Collected data entries
• • •

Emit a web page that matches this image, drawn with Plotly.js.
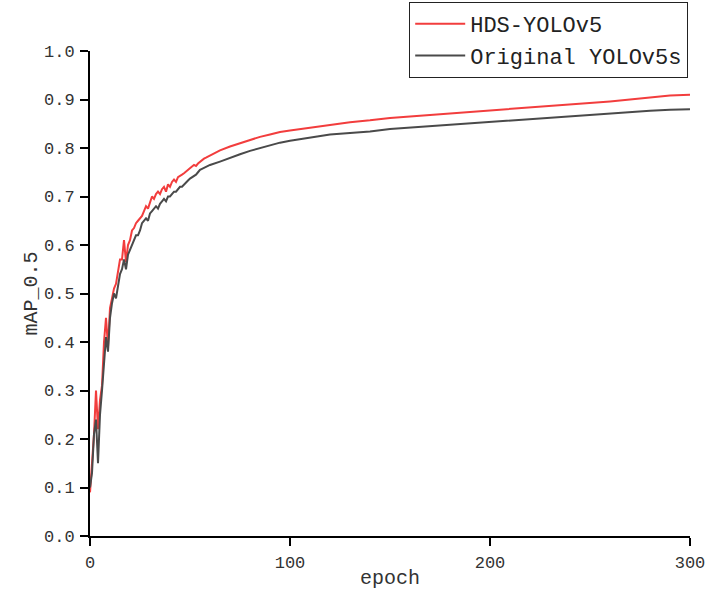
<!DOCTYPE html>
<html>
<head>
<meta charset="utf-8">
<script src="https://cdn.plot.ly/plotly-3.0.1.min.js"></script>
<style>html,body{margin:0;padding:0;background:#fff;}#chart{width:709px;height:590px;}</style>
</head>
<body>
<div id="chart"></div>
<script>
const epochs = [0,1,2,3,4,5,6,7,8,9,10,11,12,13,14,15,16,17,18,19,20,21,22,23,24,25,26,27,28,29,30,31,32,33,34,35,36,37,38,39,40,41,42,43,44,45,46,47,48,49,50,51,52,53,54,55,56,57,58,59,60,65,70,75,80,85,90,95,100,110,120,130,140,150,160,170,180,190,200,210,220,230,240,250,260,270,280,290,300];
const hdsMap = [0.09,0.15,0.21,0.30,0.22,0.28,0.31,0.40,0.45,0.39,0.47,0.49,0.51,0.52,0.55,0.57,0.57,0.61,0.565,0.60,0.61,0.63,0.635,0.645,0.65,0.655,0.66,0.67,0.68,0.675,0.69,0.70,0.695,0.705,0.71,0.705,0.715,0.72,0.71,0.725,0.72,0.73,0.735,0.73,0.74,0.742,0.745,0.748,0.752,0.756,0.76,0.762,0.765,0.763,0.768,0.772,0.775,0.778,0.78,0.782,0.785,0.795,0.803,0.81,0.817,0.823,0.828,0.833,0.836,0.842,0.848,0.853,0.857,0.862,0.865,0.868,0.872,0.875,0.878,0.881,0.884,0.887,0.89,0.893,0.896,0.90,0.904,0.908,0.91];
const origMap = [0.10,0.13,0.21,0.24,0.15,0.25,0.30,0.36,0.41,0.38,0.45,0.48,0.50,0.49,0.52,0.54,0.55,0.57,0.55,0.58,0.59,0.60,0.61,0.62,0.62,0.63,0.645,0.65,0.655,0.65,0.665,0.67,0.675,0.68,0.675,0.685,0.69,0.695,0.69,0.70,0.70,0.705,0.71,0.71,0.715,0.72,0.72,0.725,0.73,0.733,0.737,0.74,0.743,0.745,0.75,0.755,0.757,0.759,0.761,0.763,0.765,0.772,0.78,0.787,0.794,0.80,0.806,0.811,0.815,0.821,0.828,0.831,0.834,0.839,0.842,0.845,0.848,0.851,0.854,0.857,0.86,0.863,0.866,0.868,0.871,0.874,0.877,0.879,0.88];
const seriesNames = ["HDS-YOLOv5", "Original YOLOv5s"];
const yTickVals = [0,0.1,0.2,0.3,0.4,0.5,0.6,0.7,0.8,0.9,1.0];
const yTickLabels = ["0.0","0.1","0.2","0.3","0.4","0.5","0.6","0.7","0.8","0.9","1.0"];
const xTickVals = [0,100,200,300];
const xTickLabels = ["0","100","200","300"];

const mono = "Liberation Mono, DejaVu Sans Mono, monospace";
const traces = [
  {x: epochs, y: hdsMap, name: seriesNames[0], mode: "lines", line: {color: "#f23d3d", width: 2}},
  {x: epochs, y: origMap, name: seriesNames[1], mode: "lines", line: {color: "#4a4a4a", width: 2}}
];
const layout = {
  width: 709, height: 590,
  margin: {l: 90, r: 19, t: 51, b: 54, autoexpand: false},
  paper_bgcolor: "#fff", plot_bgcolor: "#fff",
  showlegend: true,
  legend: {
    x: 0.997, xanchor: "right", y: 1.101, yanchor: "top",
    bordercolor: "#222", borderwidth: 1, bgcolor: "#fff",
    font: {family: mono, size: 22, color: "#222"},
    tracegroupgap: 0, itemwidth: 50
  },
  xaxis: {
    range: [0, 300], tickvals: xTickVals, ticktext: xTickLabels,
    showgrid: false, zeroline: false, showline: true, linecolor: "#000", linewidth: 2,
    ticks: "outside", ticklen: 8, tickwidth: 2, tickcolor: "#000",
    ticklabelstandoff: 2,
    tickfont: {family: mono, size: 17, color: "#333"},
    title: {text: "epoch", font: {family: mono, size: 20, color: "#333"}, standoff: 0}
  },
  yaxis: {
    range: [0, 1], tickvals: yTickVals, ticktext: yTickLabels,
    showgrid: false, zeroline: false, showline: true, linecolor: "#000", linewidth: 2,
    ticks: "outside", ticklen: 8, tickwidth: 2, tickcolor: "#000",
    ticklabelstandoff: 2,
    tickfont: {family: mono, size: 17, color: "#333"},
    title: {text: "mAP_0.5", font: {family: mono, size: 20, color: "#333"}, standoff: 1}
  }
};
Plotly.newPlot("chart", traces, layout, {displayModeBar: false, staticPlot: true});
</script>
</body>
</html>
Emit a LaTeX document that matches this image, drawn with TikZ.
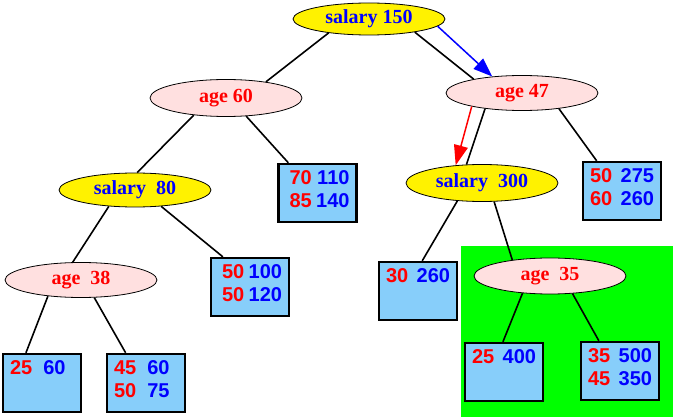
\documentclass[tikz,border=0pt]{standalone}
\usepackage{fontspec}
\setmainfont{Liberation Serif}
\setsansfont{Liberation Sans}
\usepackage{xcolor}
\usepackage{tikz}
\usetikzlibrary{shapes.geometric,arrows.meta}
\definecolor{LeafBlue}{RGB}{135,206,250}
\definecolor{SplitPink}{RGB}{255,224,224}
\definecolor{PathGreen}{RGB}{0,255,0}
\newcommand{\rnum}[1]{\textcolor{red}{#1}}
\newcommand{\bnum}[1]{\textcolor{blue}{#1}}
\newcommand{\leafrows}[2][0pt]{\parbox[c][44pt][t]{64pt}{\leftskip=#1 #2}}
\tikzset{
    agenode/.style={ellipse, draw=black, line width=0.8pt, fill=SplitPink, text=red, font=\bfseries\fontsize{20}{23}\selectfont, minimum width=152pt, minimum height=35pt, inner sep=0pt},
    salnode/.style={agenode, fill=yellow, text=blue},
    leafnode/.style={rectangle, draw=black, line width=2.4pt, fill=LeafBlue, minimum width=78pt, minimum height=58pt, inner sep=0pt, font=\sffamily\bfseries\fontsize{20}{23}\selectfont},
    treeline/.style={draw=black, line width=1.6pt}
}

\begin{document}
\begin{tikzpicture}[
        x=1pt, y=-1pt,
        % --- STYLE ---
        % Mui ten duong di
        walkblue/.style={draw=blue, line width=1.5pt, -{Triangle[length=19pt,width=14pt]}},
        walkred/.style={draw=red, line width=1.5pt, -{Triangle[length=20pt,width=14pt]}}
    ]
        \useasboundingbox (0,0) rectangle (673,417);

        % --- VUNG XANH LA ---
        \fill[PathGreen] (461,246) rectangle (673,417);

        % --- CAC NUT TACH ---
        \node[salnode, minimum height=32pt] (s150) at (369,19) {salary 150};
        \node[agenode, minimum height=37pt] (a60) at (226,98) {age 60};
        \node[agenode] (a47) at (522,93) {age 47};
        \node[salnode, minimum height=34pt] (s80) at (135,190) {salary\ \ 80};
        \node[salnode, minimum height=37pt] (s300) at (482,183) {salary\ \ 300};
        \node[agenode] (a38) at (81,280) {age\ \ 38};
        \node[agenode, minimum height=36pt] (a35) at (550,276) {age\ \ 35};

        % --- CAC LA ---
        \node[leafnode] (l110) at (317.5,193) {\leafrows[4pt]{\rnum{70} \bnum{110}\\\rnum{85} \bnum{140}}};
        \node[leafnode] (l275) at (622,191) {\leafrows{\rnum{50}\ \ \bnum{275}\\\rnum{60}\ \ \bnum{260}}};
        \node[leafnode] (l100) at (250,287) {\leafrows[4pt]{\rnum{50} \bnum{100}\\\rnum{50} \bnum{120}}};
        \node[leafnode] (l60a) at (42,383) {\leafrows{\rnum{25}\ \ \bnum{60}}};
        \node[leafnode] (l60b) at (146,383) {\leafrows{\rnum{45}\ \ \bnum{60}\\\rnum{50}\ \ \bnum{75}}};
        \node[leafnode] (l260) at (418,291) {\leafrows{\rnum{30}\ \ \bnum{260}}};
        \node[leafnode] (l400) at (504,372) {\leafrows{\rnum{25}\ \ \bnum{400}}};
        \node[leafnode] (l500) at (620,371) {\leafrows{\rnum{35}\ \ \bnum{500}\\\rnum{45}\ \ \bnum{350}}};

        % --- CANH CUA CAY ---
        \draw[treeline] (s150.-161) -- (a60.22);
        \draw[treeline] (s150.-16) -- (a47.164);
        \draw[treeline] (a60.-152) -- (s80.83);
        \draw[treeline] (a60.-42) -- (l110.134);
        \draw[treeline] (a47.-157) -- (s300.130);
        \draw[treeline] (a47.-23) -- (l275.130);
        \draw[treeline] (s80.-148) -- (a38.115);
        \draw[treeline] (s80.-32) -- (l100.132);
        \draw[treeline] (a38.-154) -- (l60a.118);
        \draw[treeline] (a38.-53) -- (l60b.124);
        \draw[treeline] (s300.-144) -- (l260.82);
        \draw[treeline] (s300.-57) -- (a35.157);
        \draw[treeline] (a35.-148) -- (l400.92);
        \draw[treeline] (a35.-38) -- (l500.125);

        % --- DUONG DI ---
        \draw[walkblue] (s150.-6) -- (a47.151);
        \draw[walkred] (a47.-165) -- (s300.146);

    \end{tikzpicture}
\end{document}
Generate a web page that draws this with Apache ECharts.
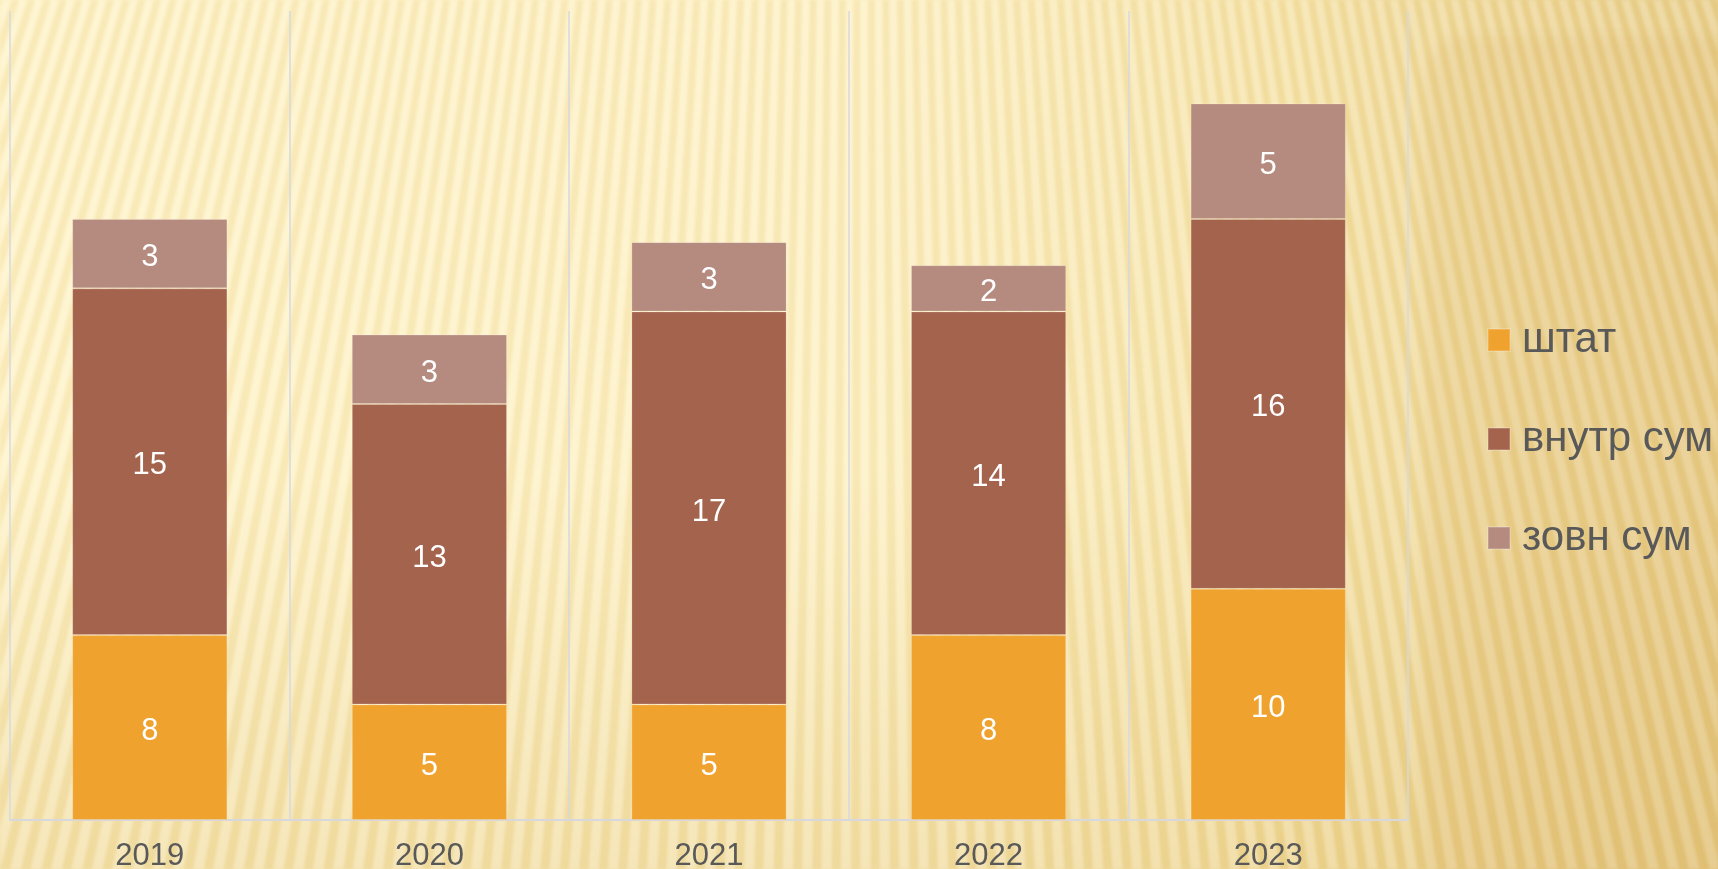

• • •

** Directions for this task **
Answer with one number: how many lines in the listing hold "that".

** Answer to this task **
3